After the operation of pinioning had been gone through, at a few minutes before eight, the Sheriffs, accompanied by their officers and the prisoners, proceeded towards the scaffold, the Ordinary reciting part of the funeral service. Bishop moved on in the same gloomy and desponding manner which we have already noticed. His appearance underwent no change as he approached to the foot of the scaffold. Williams became more and more agitated as he went on. Just as he came to the room which led out to the drop, he expressed a wish to see the Rev. Mr. Russell once more. That gentleman came forward, and while Bishop was led out, seated himself near him. Williams said something in a low tone, which we did not hear. Mr.

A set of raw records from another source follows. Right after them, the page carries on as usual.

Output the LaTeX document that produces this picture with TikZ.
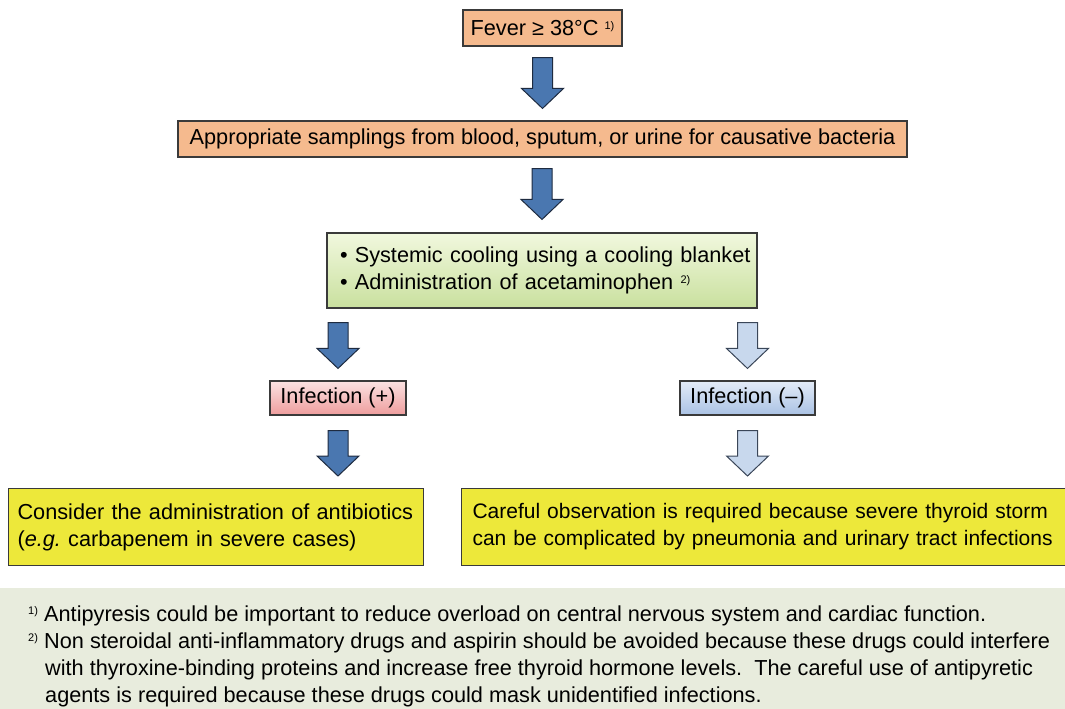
\documentclass[tikz,border=0pt]{standalone}
\usepackage{fontspec}
\setmainfont{Liberation Sans}
\usetikzlibrary{calc}
\frenchspacing
\definecolor{orangebox}{HTML}{F5BA8E}
\definecolor{boxline}{HTML}{3A3A3A}
\definecolor{darkarrow}{HTML}{4A77B0}
\definecolor{darkarrowline}{HTML}{1E2B40}
\definecolor{lightarrow}{HTML}{C8D8ED}
\definecolor{lightarrowline}{HTML}{3A4658}
\definecolor{greentop}{HTML}{F1F8DE}
\definecolor{greenbot}{HTML}{C9E09E}
\definecolor{pinktop}{HTML}{FBE2E2}
\definecolor{pinkbot}{HTML}{EE9D9D}
\definecolor{bluetop}{HTML}{E3EBF7}
\definecolor{bluebot}{HTML}{AAC2E4}
\definecolor{yellowbox}{HTML}{EDE83A}
\definecolor{notebg}{HTML}{E8ECDD}
\newcommand\mainfs{\fontsize{21.7}{27}\selectfont}
\newcommand\supmark[1]{\makebox[16pt][l]{\raisebox{7pt}{\fontsize{11}{11}\selectfont #1}}}
\newcommand\fatarrow[3]{%
  \draw[#1] let \p1=(#2), \p2=(#3) in
  (\x2-10pt,\y1) -- (\x2+10pt,\y1) -- (\x2+10pt,\y2+20pt) -- (\x2+21pt,\y2+20pt)
  -- (\x2,\y2) -- (\x2-21pt,\y2+20pt) -- (\x2-10pt,\y2+20pt) -- cycle;}
\begin{document}
\begin{tikzpicture}[x=1pt,y=-1pt,
  every node/.style={font=\mainfs, text=black},
  obox/.style={draw=boxline, line width=1.1pt, fill=orangebox, inner sep=0pt},
  gbox/.style={draw=boxline, line width=1.1pt, top color=greentop, bottom color=greenbot, inner sep=0pt},
  pbox/.style={draw=boxline, line width=1.1pt, top color=pinktop, bottom color=pinkbot, inner sep=0pt},
  bbox/.style={draw=boxline, line width=1.1pt, top color=bluetop, bottom color=bluebot, inner sep=0pt},
  ybox/.style={draw=boxline, line width=1.1pt, fill=yellowbox, inner ysep=0pt, align=left},
  darrow/.style={fill=darkarrow, draw=darkarrowline, line width=1pt, line join=miter},
  larrow/.style={fill=lightarrow, draw=lightarrowline, line width=1pt, line join=miter}]
\useasboundingbox (0,0) rectangle (1065,709);
% footnote background
\fill[notebg] (0,588) rectangle (1065,709);

\node[obox, minimum width=159pt, minimum height=36pt] (fever) at (542.5,28)
  {Fever ≥ 38°C \raisebox{6pt}{\fontsize{11}{11}\selectfont 1)}};
\node[obox, minimum width=729pt, minimum height=36pt] (samp) at (542.5,139)
  {Appropriate samplings from blood, sputum, or urine for causative bacteria};
\node[gbox, minimum width=430pt, minimum height=75pt, text width=404pt, align=left] (cool) at (542,270.5)
  {\mbox{• Systemic cooling using a cooling blanket}\\ \mbox{• Administration of acetaminophen \raisebox{6pt}{\fontsize{11}{11}\selectfont 2)}}};
\node[pbox, minimum width=136pt, minimum height=34pt] (infp) at (338,398) {Infection (+)};
\node[bbox, minimum width=135pt, minimum height=34pt] (infn) at (747.5,398) {Infection (–)};
\node[ybox, anchor=north west, inner xsep=9pt, text width=397pt, minimum height=77pt] (yl) at (8,488)
  {\mbox{Consider the administration of antibiotics}\\\mbox{(\textit{e.g.} carbapenem in severe cases)}};
\node[ybox, anchor=north west, inner xsep=11pt, text width=587pt, minimum height=77pt,
  font=\fontsize{21}{27}\selectfont] (yr) at (461,488)
  {\mbox{Careful observation is required because severe thyroid storm}\\\mbox{can be complicated by pneumonia and urinary tract infections}};

\node[anchor=north west, align=left, inner sep=0pt, font=\mainfs] (notes) at (28,606)
  {\supmark{1)}Antipyresis could be important to reduce overload on central nervous system and cardiac function.\\
   \supmark{2)}Non steroidal anti-inflammatory drugs and aspirin should be avoided because these drugs could interfere\\
   \hspace*{17pt}with thyroxine-binding proteins and increase free thyroid hormone levels.\ \ The careful use of antipyretic\\
   \hspace*{17pt}agents is required because these drugs could mask unidentified infections.};

% block arrows
\fatarrow{darrow}{$(fever.south)+(0,11)$}{$(samp.north)+(0,-12)$}
\fatarrow{darrow}{$(samp.south)+(0,11)$}{$(cool.north)+(0,-13)$}
\fatarrow{darrow}{$(cool.south)+(0,14)$}{$(infp.north)+(0,-12)$}
\fatarrow{larrow}{$(cool.south)+(0,14)$}{$(infn.north)+(0,-12)$}
\fatarrow{darrow}{$(infp.south)+(0,15)$}{$(yl.north -| infp.south)+(0,-12)$}
\fatarrow{larrow}{$(infn.south)+(0,15)$}{$(yr.north -| infn.south)+(0,-12)$}
\end{tikzpicture}
\end{document}
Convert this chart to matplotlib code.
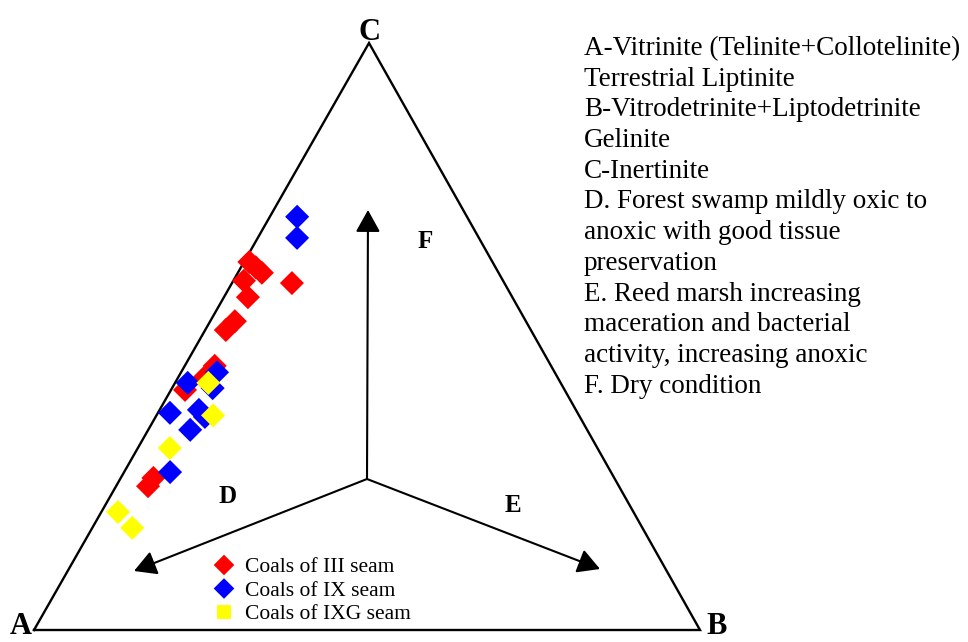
import matplotlib.pyplot as plt
import numpy as np

plt.rcParams['font.family'] = ['Liberation Serif', 'DejaVu Serif']

# maceral compositions in percent: (A, B, C)
seam_iii = np.array([
    [36.5, 0.8, 62.7], [36.0, 2.2, 61.8], [35.5, 3.6, 60.8], [38.9, 1.6, 59.5],
    [39.7, 3.6, 56.7], [31.9, 9.0, 59.1], [45.8, 3.1, 51.1], [43.7, 3.7, 52.6],
    [50.5, 4.5, 45.0], [53.2, 3.9, 42.9], [57.0, 2.1, 40.9], [70.7, 4.8, 24.5],
    [69.2, 4.9, 25.9],
])
seam_ix = np.array([
    [25.5, 4.1, 70.4], [27.3, 5.9, 66.8], [50.7, 5.4, 43.9], [52.7, 6.1, 41.2],
    [56.0, 1.9, 42.1], [61.2, 1.8, 37.0], [56.6, 5.9, 37.5], [56.3, 7.4, 36.3],
    [59.6, 6.3, 34.1], [66.2, 6.9, 26.9],
])
seam_ixg = np.array([
    [52.9, 5.0, 42.1], [55.0, 8.5, 36.6], [64.2, 4.8, 31.0], [77.4, 2.5, 20.1],
    [76.6, 6.0, 17.4],
])

series = [
    ('Coals of III seam', seam_iii, 'red', 'D'),
    ('Coals of IX seam', seam_ix, 'blue', 'D'),
    ('Coals of IXG seam', seam_ixg, 'yellow', 's'),
]

notes = [
    'A-Vitrinite (Telinite+Collotelinite)',
    'Terrestrial Liptinite',
    'B-Vitrodetrinite+Liptodetrinite',
    'Gelinite',
    'C-Inertinite',
    'D. Forest swamp mildly oxic to',
    'anoxic with good tissue',
    'preservation',
    'E. Reed marsh increasing',
    'maceration and bacterial',
    'activity, increasing anoxic',
    'F. Dry condition',
]

# triangle corners in figure pixels
VA = np.array([34.0, 630.0])
VB = np.array([700.0, 630.0])
VC = np.array([369.0, 43.0])


def to_xy(comp):
    f = comp / comp.sum(axis=1, keepdims=True)
    return f[:, [0]] * VA + f[:, [1]] * VB + f[:, [2]] * VC


fig = plt.figure(figsize=(9.68, 6.42), dpi=100)
ax = fig.add_axes([0, 0, 1, 1])
ax.set_xlim(0, 968)
ax.set_ylim(642, 0)
ax.axis('off')

tri = np.array([VA, VB, VC, VA])
ax.plot(tri[:, 0], tri[:, 1], color='black', lw=1.7, solid_joinstyle='miter')

# environment arrows from the centre
centre = (367, 479)
for tip in [(368, 210), (134, 571), (600, 569)]:
    ax.annotate('', xy=tip, xytext=centre,
                arrowprops=dict(arrowstyle='-|>,head_length=0.45,head_width=0.25',
                                mutation_scale=30, color='black', lw=1.5,
                                shrinkA=0, shrinkB=0))

for name, comp, col, mk in series:
    xy = to_xy(comp)
    ax.scatter(xy[:, 0], xy[:, 1], marker='D', s=150, color=col,
               edgecolors='none', zorder=3)

# corner and field labels
ax.text(369, 40, 'C', fontsize=22, fontweight='bold', ha='center', va='baseline')
ax.text(21, 641, 'A', fontsize=22, fontweight='bold', ha='center', va='bottom')
ax.text(717, 641, 'B', fontsize=22, fontweight='bold', ha='center', va='bottom')
ax.text(425, 248, 'F', fontsize=18, fontweight='bold', ha='center', va='baseline')
ax.text(228, 503, 'D', fontsize=18, fontweight='bold', ha='center', va='baseline')
ax.text(513, 512, 'E', fontsize=18, fontweight='bold', ha='center', va='baseline')

# legend
for i, (name, comp, col, mk) in enumerate(series):
    y = 565 + i * 23.5
    ax.scatter([224], [y], marker=mk, s=110 if mk == 'D' else 95,
               color=col, edgecolors='none')
    ax.text(245, y + 7, name, fontsize=15.5, ha='left', va='baseline')

# key to the diagram
for i, line in enumerate(notes):
    ax.text(584, 55 + i * 30.7, line, fontsize=19.5, ha='left', va='baseline')

fig.savefig('out.png', dpi=100)
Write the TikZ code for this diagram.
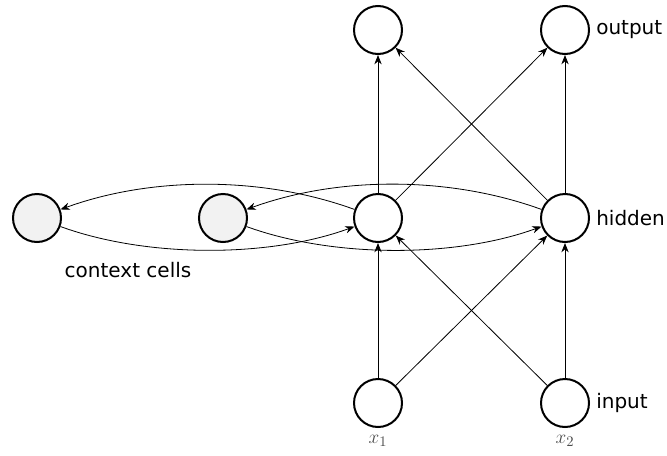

Russell said to him, 'Now, Williams, you have but another moment intervening between you and death; and as a dying man I implore you, in God's name, to tell the truth. Have you told me the whole truth?'
WILLIAMS.--'All I have told you is true.'
Mr. RUSSELL.--'But, Williams, have you told me all?'
WILLIAMS (still evasive).--'All I have told you is quite true.'
This was the last remark he made, and in a few moments he ascended the scaffold.
We were glad to observe that the very absurd custom of the Sheriff taking leave and shaking hands with the prisoner was, in this instance, very properly dispensed with.